Only recently, it was my privilege to present a number of awards at an investiture in Buckingham Palace to men and women from across the Armed Services (among them five Military Cross recipients and three Conspicuous Gallantry Cross recipients) and to thank them for their outstandingly courageous and selfless contribution to this country of ours.
Today, I would like to take this opportunity to express my profound gratitude to all those serving in the Royal Navy, the Army and the Royal Air Force - and, of course, too, our veterans - for their enduring commitment and sacrifice.
We are, I am sure you will agree, extraordinarily lucky to have so many men and women who are prepared to risk so much in order that we may live in peace and security at home.

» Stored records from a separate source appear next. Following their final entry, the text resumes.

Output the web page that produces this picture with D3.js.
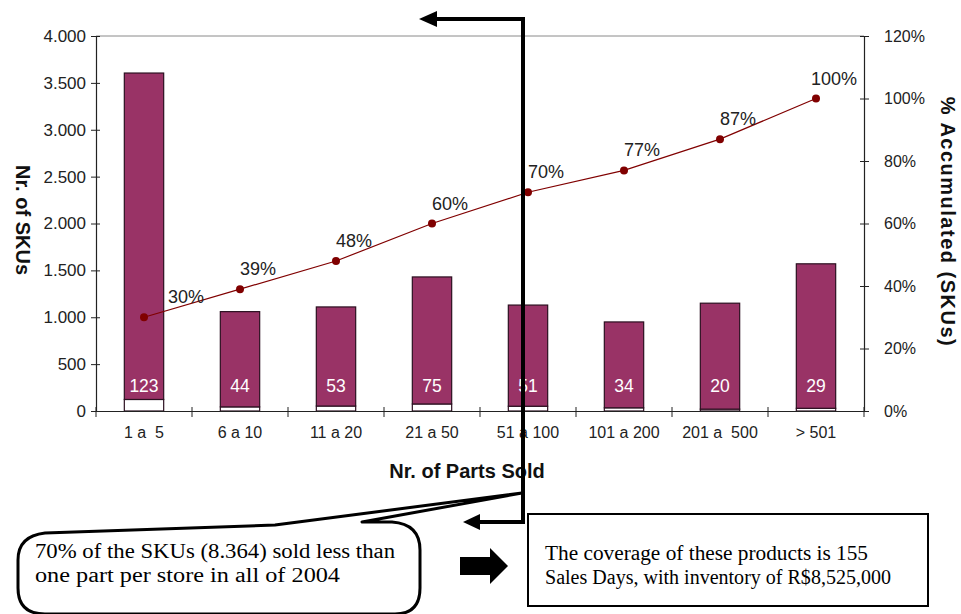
<!DOCTYPE html>
<html>
<head>
<meta charset="utf-8">
<script src="https://cdn.jsdelivr.net/npm/d3@7"></script>
<style>
  body { margin: 0; background: #fff; }
  svg { display: block; font-family: "Liberation Sans", Arial, sans-serif; }
</style>
</head>
<body>
<svg id="chart" width="961" height="614"></svg>
<script>
// -------------- DATA ----------------- //
const categories = ["1 a  5", "6 a 10", "11 a 20", "21 a 50", "51 a 100", "101 a 200", "201 a  500", "> 501"];
const soldSKUs = [123, 44, 53, 75, 51, 34, 20, 29];            // white part, labelled
const otherSKUs = [3482, 1016, 1057, 1355, 1079, 916, 1130, 1541]; // purple part
const accumulated = [0.30, 0.39, 0.48, 0.60, 0.70, 0.77, 0.87, 1.00];
const leftTicks = [0, 500, 1000, 1500, 2000, 2500, 3000, 3500, 4000];
const rightTicks = [0, 0.2, 0.4, 0.6, 0.8, 1.0, 1.2];

// -------------- SETUP ----------------- //
const svg = d3.select("#chart");
const M = { left: 96, right: 864, top: 36, bottom: 411 };
const purple = "#993366";
const lineColor = "#800000";

const x = d3.scaleBand().domain(categories).range([M.left, M.right]).paddingInner(0.59).paddingOuter(0.295);
const y = d3.scaleLinear().domain([0, 4000]).range([M.bottom, M.top]);
const y2 = d3.scaleLinear().domain([0, 1.2]).range([M.bottom, M.top]);
const step = (M.right - M.left) / categories.length;
const cx = d => M.left + step * (categories.indexOf(d) + 0.5);

const ptFormat = d3.formatLocale({ decimal: ",", thousands: ".", grouping: [3], currency: ["R$", ""] }).format(",d");

// plot area top border
svg.append("line").attr("x1", M.left).attr("x2", M.right).attr("y1", M.top).attr("y2", M.top)
  .attr("stroke", "#8a8a8a").attr("stroke-width", 1);

// -------------- BARS ----------------- //
const rows = categories.map((c, i) => ({ cat: c, sold: soldSKUs[i], other: otherSKUs[i] }));
const stacked = d3.stack().keys(["sold", "other"])(rows);
const fills = { sold: "#ffffff", other: purple };

stacked.forEach(layer => {
  svg.append("g").selectAll("rect").data(layer).join("rect")
    .attr("x", d => cx(d.data.cat) - x.bandwidth() / 2)
    .attr("width", x.bandwidth())
    .attr("y", d => y(d[1]))
    .attr("height", d => y(d[0]) - y(d[1]))
    .attr("fill", fills[layer.key])
    .attr("stroke", "#2b1020")
    .attr("stroke-width", 1.2);
});

svg.append("g").selectAll("text").data(rows).join("text")
  .attr("x", d => cx(d.cat))
  .attr("y", y(0) - 19)
  .attr("text-anchor", "middle")
  .attr("fill", "#fff")
  .attr("font-size", 17.5)
  .text(d => d.sold);

// -------------- AXES ----------------- //
const gl = svg.append("g").attr("transform", `translate(${M.left},0)`)
  .call(d3.axisLeft(y).tickValues(leftTicks).tickFormat(ptFormat).tickSize(0).tickPadding(10));
gl.select(".domain").attr("stroke", "#222").attr("stroke-width", 1.2);
gl.selectAll(".tick line").attr("x1", -5).attr("x2", 4).attr("stroke", "#222");
gl.selectAll(".tick text").attr("font-size", 17).attr("fill", "#222").attr("font-family", "Liberation Sans, Arial");

const gr = svg.append("g").attr("transform", `translate(${M.right},0)`)
  .call(d3.axisRight(y2).tickValues(rightTicks).tickFormat(d3.format(".0%")).tickSize(0).tickPadding(20));
gr.select(".domain").attr("stroke", "#222").attr("stroke-width", 1.2);
gr.selectAll(".tick line").attr("x1", -4).attr("x2", 5).attr("stroke", "#222");
gr.selectAll(".tick text").attr("font-size", 16).attr("fill", "#222").attr("font-family", "Liberation Sans, Arial");

const gb = svg.append("g").attr("transform", `translate(0,${M.bottom})`)
  .call(d3.axisBottom(x).tickSize(0).tickPadding(16));
gb.select(".domain").attr("stroke", "#222").attr("stroke-width", 1.2);
gb.selectAll(".tick").attr("transform", d => `translate(${cx(d)},0)`);
gb.selectAll(".tick text").attr("font-size", 16).attr("fill", "#222")
  .attr("font-family", "Liberation Sans, Arial").style("white-space", "pre");
// tick marks between categories
gb.append("g").selectAll("line").data(d3.range(categories.length + 1)).join("line")
  .attr("x1", i => M.left + i * step).attr("x2", i => M.left + i * step)
  .attr("y1", -4).attr("y2", 6).attr("stroke", "#222");

// axis titles
svg.append("text").attr("transform", "translate(16,220) rotate(90)")
  .attr("text-anchor", "middle").attr("font-weight", "bold").attr("font-size", 20).attr("fill", "#111")
  .text("Nr. of SKUs");
svg.append("text").attr("transform", "translate(941,222) rotate(90)")
  .attr("text-anchor", "middle").attr("font-weight", "bold").attr("font-size", 20).attr("fill", "#111")
  .attr("letter-spacing", 1.5)
  .text("% Accumulated (SKUs)");
svg.append("text").attr("x", 467).attr("y", 478)
  .attr("text-anchor", "middle").attr("font-weight", "bold").attr("font-size", 20).attr("fill", "#111")
  .text("Nr. of Parts Sold");

// -------------- LINE ----------------- //
const pts = categories.map((c, i) => ({ cat: c, v: accumulated[i] }));
svg.append("path").datum(pts)
  .attr("fill", "none").attr("stroke", lineColor).attr("stroke-width", 1.2)
  .attr("d", d3.line().x(d => cx(d.cat)).y(d => y2(d.v)));
svg.append("g").selectAll("circle").data(pts).join("circle")
  .attr("cx", d => cx(d.cat)).attr("cy", d => y2(d.v)).attr("r", 4).attr("fill", lineColor);
svg.append("g").selectAll("text").data(pts).join("text")
  .attr("x", (d, i) => cx(d.cat) + (i === 0 ? 42 : 18))
  .attr("y", d => y2(d.v) - 14)
  .attr("text-anchor", "middle").attr("font-size", 18).attr("fill", "#222")
  .text(d => d3.format(".0%")(d.v));

// -------------- ANNOTATIONS ----------------- //
const notes = svg.append("g").attr("font-family", "Liberation Serif, Times New Roman, serif");

// speech bubble
notes.append("path")
  .attr("d", "M 275,525 L 522,493 L 362,522 L 392,522 Q 420,524 420,550 L 420,588 Q 420,614 395,614 L 45,614 Q 18,614 18,588 L 18,560 Q 18,536 45,533 Z")
  .attr("fill", "#fff").attr("stroke", "#000").attr("stroke-width", 3).attr("stroke-linejoin", "round");

function noteText(tx, ty, len, str) {
  notes.append("text").attr("x", tx).attr("y", ty).attr("font-size", 20)
    .attr("textLength", len).attr("lengthAdjust", "spacingAndGlyphs").text(str);
}
noteText(35, 558, 360, "70% of the SKUs (8.364) sold less than");
noteText(35, 582, 305, "one part per store in all of 2004");

// block arrow
notes.append("path")
  .attr("d", "M 460,557 L 490,557 L 490,548 L 508,566 L 490,584 L 490,575 L 460,575 Z")
  .attr("fill", "#000");

// right box
notes.append("rect").attr("x", 528).attr("y", 514).attr("width", 400).attr("height", 92)
  .attr("fill", "#fff").attr("stroke", "#000").attr("stroke-width", 2);
noteText(545, 560, 323, "The coverage of these products is 155");
noteText(545, 584, 346, "Sales Days, with inventory of R$8,525,000");

// big bracket arrow over the chart
notes.append("path").attr("d", "M 478,522 L 523,522 L 523,19 L 434,19")
  .attr("fill", "none").attr("stroke", "#000").attr("stroke-width", 4);
notes.append("path").attr("d", "M 419,19 L 437,11 L 437,27 Z").attr("fill", "#000");
notes.append("path").attr("d", "M 463,522 L 480,514 L 480,530 Z").attr("fill", "#000");
</script>
</body>
</html>
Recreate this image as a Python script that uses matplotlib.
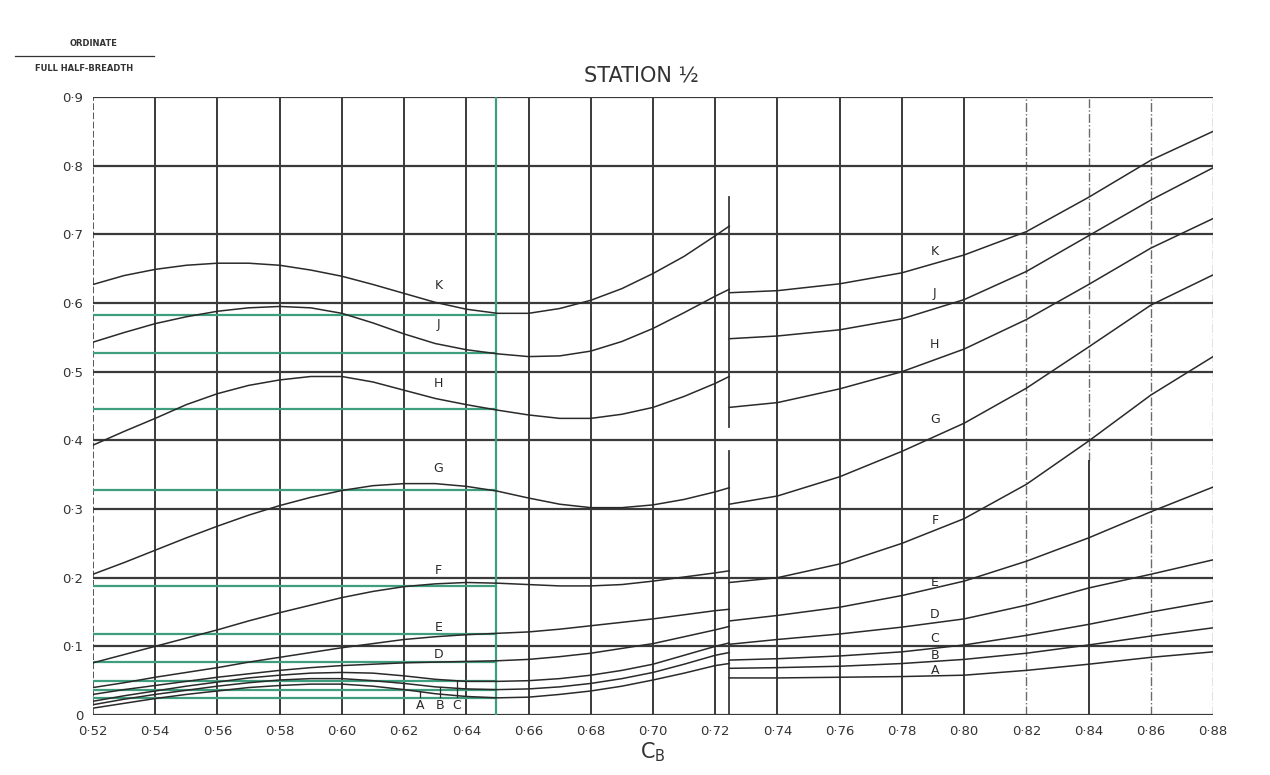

I remember well the constant anxiety which pervades every waking hour when a loved one is many hundreds of miles from home, in harm's way.
Today I want to highlight the important role of the remarkable families of our Armed Forces, whose unstinting support is so vital to our troops' success on operations.
Their loyalty, love and forbearance is, quite simply, what makes the whole difference.
We owe them all an immense debt of gratitude.
I am, therefore, delighted to lend my support once again to the Sun Military Awards, "The Millies" - an event which provides us all with a special opportunity to recognise the work of our Armed Forces and to show our appreciation for all that they continue to do through their service to Queen and Country."